TASK REQUIREMENTS:
Leave out the pictures, and write out exactly the lines from the beginning of the material to the line holding "from matplotlib.lines import Line2D", that line included, and nothing else.

COLLECTED MATERIAL:
# # # #
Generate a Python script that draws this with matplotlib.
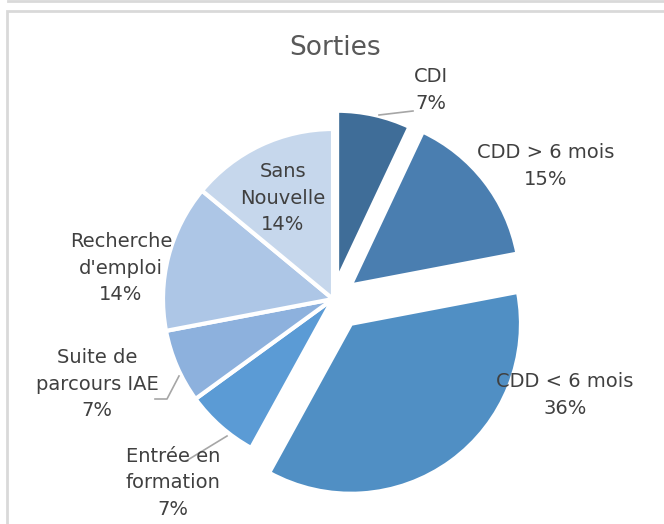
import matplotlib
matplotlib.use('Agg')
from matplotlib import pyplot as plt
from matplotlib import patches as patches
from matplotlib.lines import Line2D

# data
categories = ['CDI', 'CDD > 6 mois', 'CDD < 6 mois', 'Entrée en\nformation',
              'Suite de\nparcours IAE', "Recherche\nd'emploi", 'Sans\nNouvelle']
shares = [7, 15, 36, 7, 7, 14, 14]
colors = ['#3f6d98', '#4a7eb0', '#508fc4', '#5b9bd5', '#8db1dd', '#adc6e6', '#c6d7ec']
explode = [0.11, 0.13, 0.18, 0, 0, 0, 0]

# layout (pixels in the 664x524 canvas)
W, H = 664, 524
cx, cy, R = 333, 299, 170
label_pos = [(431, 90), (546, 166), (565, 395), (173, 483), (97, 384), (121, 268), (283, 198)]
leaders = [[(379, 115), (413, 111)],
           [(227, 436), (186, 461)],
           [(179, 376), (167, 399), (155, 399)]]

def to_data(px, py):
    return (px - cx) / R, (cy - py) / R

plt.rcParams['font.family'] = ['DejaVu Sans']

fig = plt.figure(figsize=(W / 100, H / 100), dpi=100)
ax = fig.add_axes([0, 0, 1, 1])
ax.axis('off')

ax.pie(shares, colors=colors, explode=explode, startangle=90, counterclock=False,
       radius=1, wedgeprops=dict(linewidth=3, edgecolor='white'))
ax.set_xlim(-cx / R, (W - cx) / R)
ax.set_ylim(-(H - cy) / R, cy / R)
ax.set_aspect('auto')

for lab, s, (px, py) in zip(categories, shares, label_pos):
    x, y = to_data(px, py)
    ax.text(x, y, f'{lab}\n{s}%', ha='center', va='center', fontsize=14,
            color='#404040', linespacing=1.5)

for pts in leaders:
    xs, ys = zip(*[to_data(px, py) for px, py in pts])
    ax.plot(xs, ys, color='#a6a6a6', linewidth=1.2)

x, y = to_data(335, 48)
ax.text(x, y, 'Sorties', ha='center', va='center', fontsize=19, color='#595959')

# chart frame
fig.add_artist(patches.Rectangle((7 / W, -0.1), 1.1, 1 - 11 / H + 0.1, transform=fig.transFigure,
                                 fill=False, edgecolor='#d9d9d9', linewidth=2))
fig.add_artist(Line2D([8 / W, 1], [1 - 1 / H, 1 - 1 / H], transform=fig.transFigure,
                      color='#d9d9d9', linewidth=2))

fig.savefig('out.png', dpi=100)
# # # #
ANSWER TO THIS PROBLEM:
Generate a Python script that draws this with matplotlib.
import matplotlib
matplotlib.use('Agg')
from matplotlib import pyplot as plt
from matplotlib import patches as patches
from matplotlib.lines import Line2D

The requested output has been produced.